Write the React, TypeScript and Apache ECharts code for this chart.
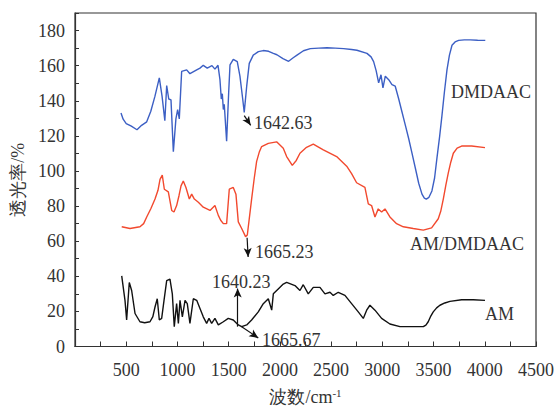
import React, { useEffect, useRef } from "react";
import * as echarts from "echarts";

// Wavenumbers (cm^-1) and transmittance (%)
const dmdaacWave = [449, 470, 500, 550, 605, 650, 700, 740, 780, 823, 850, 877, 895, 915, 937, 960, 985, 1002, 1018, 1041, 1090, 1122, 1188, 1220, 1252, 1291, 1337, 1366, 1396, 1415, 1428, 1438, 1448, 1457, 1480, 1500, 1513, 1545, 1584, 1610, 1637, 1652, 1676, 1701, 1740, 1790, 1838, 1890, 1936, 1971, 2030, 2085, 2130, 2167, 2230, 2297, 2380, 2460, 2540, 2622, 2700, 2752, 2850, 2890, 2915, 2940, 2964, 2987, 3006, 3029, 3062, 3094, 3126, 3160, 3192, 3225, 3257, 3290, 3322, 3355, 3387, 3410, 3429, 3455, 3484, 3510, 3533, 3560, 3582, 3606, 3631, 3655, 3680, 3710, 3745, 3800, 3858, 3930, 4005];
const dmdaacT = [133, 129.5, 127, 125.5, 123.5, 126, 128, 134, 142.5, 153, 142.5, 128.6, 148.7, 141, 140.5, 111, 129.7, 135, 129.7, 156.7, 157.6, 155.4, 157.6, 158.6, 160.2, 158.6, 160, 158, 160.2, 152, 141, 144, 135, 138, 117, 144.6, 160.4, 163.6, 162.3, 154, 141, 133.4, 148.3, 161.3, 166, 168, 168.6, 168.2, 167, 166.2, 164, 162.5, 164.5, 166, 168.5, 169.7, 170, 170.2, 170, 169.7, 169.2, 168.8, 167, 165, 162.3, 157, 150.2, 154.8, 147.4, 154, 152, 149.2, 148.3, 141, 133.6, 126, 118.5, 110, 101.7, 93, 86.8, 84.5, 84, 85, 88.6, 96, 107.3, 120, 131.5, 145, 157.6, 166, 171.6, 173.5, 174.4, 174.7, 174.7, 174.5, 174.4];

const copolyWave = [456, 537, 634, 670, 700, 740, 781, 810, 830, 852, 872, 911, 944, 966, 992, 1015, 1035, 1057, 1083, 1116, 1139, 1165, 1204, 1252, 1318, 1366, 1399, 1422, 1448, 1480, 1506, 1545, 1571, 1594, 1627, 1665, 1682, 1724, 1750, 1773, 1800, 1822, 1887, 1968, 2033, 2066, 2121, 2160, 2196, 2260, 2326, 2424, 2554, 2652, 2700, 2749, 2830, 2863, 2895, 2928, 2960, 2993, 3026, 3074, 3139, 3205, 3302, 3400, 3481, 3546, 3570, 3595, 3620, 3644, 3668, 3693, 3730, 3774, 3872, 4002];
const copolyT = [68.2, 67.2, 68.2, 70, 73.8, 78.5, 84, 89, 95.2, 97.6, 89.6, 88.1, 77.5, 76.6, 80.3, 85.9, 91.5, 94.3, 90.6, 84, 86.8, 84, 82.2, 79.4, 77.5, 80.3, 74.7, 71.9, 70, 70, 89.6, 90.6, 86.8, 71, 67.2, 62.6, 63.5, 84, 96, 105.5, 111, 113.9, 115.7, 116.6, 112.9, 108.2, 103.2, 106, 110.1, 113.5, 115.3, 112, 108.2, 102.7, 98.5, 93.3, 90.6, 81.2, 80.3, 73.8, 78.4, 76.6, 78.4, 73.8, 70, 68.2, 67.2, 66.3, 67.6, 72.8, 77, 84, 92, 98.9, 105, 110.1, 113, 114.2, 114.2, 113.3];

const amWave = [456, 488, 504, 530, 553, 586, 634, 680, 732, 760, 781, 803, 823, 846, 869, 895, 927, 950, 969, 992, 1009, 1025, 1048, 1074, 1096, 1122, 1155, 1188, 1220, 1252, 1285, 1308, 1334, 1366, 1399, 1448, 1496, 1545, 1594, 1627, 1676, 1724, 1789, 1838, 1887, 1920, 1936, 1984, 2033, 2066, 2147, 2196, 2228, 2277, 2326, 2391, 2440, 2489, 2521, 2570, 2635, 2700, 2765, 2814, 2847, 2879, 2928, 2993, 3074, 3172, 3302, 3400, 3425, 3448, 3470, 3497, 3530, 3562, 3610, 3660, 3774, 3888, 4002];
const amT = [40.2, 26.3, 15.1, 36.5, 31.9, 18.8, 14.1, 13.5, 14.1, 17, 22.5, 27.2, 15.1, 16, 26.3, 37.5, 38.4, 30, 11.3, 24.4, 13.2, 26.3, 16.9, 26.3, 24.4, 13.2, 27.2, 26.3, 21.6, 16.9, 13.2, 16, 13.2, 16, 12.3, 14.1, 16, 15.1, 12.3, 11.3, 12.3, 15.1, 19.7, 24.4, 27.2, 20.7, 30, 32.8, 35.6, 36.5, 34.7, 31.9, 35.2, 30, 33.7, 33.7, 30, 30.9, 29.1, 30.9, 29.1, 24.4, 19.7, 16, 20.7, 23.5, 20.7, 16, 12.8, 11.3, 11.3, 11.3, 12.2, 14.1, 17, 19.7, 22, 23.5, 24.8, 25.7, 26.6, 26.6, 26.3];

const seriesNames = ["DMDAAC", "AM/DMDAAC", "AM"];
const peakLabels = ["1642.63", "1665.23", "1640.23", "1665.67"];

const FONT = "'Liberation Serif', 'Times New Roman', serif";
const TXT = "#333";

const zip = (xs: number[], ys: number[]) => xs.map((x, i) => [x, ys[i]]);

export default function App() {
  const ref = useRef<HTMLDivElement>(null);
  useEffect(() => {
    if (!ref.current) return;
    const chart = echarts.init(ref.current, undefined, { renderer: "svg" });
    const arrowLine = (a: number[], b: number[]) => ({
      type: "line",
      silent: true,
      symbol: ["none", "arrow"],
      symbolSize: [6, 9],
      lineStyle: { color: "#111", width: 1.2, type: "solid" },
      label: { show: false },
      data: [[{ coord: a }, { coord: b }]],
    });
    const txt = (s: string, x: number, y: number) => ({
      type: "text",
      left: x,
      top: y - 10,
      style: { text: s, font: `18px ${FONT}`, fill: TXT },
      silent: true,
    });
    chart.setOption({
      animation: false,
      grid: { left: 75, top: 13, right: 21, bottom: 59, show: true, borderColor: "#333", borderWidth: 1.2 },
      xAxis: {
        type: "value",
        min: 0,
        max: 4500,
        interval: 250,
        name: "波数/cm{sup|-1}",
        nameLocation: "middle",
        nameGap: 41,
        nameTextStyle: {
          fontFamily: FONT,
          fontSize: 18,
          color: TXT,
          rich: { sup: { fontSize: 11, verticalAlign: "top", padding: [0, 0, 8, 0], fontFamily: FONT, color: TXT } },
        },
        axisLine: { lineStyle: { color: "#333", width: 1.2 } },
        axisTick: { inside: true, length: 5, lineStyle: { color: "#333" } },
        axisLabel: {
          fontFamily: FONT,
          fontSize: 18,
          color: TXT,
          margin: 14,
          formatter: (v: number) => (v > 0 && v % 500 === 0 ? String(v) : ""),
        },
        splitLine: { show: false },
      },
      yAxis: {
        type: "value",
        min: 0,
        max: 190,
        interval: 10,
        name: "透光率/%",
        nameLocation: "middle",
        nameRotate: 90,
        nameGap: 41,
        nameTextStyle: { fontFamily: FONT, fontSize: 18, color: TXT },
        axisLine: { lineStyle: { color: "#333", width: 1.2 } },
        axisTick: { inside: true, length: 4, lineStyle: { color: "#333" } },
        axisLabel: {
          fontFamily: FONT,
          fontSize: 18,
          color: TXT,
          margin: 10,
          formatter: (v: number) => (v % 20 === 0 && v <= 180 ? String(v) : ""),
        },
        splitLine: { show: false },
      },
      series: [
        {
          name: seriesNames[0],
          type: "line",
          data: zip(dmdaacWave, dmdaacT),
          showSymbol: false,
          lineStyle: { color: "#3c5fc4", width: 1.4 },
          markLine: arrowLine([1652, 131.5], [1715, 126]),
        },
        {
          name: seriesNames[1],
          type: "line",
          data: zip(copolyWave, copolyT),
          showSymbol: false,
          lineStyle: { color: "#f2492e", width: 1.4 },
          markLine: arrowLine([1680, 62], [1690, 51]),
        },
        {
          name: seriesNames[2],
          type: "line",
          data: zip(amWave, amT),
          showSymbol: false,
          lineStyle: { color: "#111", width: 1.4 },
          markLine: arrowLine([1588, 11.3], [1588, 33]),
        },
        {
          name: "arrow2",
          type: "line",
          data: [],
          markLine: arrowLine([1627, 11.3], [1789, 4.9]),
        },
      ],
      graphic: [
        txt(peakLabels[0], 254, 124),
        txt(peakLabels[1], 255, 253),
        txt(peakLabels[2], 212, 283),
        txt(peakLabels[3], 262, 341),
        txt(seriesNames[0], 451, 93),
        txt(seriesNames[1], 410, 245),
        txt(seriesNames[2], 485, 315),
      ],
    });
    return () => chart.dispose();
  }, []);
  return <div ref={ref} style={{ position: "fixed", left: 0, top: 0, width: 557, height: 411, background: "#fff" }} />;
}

****************************************

What is being asked: Repeat only what lies between the start of the data and the end of the line containing "174.7, 174.5, 174.4];", exactly, with pictures left out.

Task answer:
Write the React, TypeScript and Apache ECharts code for this chart.
import React, { useEffect, useRef } from "react";
import * as echarts from "echarts";

// Wavenumbers (cm^-1) and transmittance (%)
const dmdaacWave = [449, 470, 500, 550, 605, 650, 700, 740, 780, 823, 850, 877, 895, 915, 937, 960, 985, 1002, 1018, 1041, 1090, 1122, 1188, 1220, 1252, 1291, 1337, 1366, 1396, 1415, 1428, 1438, 1448, 1457, 1480, 1500, 1513, 1545, 1584, 1610, 1637, 1652, 1676, 1701, 1740, 1790, 1838, 1890, 1936, 1971, 2030, 2085, 2130, 2167, 2230, 2297, 2380, 2460, 2540, 2622, 2700, 2752, 2850, 2890, 2915, 2940, 2964, 2987, 3006, 3029, 3062, 3094, 3126, 3160, 3192, 3225, 3257, 3290, 3322, 3355, 3387, 3410, 3429, 3455, 3484, 3510, 3533, 3560, 3582, 3606, 3631, 3655, 3680, 3710, 3745, 3800, 3858, 3930, 4005];
const dmdaacT = [133, 129.5, 127, 125.5, 123.5, 126, 128, 134, 142.5, 153, 142.5, 128.6, 148.7, 141, 140.5, 111, 129.7, 135, 129.7, 156.7, 157.6, 155.4, 157.6, 158.6, 160.2, 158.6, 160, 158, 160.2, 152, 141, 144, 135, 138, 117, 144.6, 160.4, 163.6, 162.3, 154, 141, 133.4, 148.3, 161.3, 166, 168, 168.6, 168.2, 167, 166.2, 164, 162.5, 164.5, 166, 168.5, 169.7, 170, 170.2, 170, 169.7, 169.2, 168.8, 167, 165, 162.3, 157, 150.2, 154.8, 147.4, 154, 152, 149.2, 148.3, 141, 133.6, 126, 118.5, 110, 101.7, 93, 86.8, 84.5, 84, 85, 88.6, 96, 107.3, 120, 131.5, 145, 157.6, 166, 171.6, 173.5, 174.4, 174.7, 174.7, 174.5, 174.4];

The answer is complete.